Effects of hidden layer sizing on CNN fine-tuning

Abstract Some applications have the property of being resilient, meaning that they are robust to noise (e.g. due to error) in the data. This characteristic is very useful in situations where an approximate computation allows to perform the task in less time or to deploy the algorithm on embedded hardware. Deep learning is one of the fields that can benefit from approximate computing to reduce the high number of involved parameters thanks to its impressive generalisation ability. A common approach is to prune some neurons and perform an iterative re-training with the aim of both reducing the required memory and to speed-up the inference stage.
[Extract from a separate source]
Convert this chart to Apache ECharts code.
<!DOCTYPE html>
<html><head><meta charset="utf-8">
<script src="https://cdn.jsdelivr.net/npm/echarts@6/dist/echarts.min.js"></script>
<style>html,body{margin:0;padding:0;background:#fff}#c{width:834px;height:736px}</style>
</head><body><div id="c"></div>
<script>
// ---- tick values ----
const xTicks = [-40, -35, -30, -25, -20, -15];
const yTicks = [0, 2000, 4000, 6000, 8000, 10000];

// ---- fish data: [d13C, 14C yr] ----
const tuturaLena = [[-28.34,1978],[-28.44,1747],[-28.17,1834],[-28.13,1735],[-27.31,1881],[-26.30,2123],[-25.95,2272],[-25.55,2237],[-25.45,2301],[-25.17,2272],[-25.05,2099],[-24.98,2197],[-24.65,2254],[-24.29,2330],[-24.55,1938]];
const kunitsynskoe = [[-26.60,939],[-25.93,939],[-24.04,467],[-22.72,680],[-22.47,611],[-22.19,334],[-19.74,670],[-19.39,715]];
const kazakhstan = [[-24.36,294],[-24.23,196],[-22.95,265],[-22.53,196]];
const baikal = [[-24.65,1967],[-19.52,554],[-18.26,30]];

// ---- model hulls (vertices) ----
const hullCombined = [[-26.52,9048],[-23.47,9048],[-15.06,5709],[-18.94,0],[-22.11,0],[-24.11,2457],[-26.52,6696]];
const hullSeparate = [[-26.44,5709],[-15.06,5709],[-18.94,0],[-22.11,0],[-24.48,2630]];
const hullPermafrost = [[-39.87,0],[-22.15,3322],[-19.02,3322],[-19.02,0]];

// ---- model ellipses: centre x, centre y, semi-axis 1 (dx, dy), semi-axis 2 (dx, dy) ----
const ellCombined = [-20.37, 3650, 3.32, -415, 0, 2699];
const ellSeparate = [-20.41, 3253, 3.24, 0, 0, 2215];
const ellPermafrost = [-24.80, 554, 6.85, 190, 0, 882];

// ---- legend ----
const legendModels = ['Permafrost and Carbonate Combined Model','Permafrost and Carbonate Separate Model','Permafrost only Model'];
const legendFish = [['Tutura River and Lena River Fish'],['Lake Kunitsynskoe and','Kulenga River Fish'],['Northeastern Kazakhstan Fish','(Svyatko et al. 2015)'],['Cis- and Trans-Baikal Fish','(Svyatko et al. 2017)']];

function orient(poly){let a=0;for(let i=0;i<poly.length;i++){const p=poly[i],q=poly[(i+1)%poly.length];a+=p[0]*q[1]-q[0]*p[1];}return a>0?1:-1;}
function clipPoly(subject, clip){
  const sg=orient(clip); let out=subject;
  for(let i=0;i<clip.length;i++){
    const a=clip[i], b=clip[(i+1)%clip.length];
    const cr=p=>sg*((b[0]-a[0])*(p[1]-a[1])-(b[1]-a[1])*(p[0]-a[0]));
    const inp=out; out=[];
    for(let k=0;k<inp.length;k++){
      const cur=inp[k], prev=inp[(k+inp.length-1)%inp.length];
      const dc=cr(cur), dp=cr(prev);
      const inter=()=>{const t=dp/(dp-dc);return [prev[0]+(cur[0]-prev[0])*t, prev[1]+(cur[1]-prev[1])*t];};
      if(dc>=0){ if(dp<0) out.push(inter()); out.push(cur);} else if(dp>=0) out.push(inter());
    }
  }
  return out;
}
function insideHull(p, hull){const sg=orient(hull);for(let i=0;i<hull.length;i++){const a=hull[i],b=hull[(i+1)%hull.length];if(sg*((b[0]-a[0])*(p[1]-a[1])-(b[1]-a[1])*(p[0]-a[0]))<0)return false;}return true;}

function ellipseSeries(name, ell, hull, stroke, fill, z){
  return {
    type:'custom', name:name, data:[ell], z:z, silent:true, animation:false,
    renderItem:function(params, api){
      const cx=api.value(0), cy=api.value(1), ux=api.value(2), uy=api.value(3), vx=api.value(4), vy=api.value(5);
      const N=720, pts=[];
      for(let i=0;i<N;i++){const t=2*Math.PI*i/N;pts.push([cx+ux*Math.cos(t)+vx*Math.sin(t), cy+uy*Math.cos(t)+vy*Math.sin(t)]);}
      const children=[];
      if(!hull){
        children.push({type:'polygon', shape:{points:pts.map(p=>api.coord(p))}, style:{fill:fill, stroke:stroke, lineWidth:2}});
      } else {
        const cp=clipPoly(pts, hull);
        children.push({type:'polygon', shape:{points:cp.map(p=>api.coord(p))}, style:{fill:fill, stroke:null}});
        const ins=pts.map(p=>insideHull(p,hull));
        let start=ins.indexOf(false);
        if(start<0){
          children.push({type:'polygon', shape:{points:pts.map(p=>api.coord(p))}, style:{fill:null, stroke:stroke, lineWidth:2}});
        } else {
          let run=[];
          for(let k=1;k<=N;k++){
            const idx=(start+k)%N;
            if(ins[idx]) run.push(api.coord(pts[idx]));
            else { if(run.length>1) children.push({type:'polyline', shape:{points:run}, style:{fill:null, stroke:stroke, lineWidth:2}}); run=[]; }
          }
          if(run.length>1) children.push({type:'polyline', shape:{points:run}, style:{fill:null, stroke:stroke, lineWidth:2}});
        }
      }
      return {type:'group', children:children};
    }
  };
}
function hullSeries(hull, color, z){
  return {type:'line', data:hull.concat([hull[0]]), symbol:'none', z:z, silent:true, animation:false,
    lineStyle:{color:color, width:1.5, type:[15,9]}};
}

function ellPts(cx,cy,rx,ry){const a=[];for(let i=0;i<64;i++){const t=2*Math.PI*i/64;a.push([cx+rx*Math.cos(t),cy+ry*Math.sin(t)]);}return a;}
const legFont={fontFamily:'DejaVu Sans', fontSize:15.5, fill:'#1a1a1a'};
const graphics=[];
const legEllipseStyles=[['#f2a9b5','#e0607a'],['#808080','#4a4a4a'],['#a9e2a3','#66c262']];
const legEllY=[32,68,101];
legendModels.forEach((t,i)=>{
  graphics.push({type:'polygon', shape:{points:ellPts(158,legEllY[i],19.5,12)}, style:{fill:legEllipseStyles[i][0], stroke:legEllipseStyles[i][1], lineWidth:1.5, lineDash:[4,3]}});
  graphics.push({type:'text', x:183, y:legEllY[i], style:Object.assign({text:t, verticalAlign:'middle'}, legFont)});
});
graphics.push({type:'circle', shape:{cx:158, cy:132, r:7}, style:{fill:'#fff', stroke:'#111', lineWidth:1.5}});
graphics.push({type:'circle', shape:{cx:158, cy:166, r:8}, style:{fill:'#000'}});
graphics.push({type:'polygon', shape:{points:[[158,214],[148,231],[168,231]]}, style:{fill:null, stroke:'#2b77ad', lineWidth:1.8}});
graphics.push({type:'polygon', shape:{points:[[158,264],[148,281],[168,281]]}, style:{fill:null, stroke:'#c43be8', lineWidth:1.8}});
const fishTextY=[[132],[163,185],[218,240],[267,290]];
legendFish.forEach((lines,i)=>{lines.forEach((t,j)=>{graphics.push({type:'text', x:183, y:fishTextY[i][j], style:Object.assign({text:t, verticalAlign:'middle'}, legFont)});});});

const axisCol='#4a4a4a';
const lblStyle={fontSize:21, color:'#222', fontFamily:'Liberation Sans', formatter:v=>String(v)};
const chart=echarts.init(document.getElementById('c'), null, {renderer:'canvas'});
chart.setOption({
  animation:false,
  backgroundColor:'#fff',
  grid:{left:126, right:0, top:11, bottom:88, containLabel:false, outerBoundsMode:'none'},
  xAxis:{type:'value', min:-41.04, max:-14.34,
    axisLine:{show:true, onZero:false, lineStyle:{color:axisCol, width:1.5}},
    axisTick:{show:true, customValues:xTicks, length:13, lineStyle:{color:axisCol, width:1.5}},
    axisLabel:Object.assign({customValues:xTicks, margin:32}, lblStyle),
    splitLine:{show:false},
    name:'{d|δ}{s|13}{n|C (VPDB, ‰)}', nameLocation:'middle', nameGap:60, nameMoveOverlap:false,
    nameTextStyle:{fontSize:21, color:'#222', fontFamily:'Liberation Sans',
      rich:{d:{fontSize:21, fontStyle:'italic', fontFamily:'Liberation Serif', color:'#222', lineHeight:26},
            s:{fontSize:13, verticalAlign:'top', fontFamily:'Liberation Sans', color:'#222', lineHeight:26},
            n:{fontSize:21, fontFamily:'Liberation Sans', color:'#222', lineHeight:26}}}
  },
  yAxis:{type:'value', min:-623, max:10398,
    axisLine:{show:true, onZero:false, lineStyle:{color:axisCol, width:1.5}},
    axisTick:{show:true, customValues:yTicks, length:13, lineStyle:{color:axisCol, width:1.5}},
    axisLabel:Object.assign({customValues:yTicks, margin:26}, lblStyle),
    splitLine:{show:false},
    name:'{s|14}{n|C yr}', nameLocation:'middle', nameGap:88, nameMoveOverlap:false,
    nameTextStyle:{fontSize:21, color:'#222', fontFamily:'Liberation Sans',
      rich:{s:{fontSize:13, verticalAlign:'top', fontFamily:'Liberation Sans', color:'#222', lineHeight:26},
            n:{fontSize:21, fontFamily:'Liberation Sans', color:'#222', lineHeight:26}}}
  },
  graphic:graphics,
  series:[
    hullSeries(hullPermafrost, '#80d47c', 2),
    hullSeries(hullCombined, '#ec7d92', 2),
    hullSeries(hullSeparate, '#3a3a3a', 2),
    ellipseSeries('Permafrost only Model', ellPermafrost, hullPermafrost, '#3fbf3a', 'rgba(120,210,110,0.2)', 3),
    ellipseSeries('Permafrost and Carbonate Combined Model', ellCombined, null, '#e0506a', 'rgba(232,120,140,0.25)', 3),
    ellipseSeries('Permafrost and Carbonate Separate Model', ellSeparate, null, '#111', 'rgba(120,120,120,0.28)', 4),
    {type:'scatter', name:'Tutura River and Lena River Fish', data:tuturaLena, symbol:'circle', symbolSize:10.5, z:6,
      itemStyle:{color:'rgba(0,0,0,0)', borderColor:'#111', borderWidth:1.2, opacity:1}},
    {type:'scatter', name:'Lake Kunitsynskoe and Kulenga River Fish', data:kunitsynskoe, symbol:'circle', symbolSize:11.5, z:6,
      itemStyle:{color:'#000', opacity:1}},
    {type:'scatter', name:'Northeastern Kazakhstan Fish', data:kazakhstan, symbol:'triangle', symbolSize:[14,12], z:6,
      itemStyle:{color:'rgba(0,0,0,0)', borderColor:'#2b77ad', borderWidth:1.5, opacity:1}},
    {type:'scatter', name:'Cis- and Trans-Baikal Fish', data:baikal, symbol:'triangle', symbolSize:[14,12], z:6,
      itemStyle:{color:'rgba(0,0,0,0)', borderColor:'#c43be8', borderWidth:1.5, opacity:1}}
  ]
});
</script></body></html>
In this work we propose to face CNN size reduction from a different perspective: instead of reducing the network weights or look for an approximated network very close to the Pareto frontier, we investigate whether it is possible to remove some neurons only from the fully connected layers before the network training without substantially affecting the network performance. As a case study, we will focus on “fine-tuning”, a branch of transfer learning that has shown its effectiveness especially in domains lacking effective expert-designed features. To further compact the network, we apply weight quantization to the convolutional kernels. Results show that it is possible to tailor some layers to reduce the network size, both in terms of the number of parameters to learn and required memory, without statistically affecting the performance and without the need for any additional training. Finally, we investigate to what extent the sizing operation affects the network robustness against adversarial perturbations, a set of approaches aimed at misleading deep neural networks.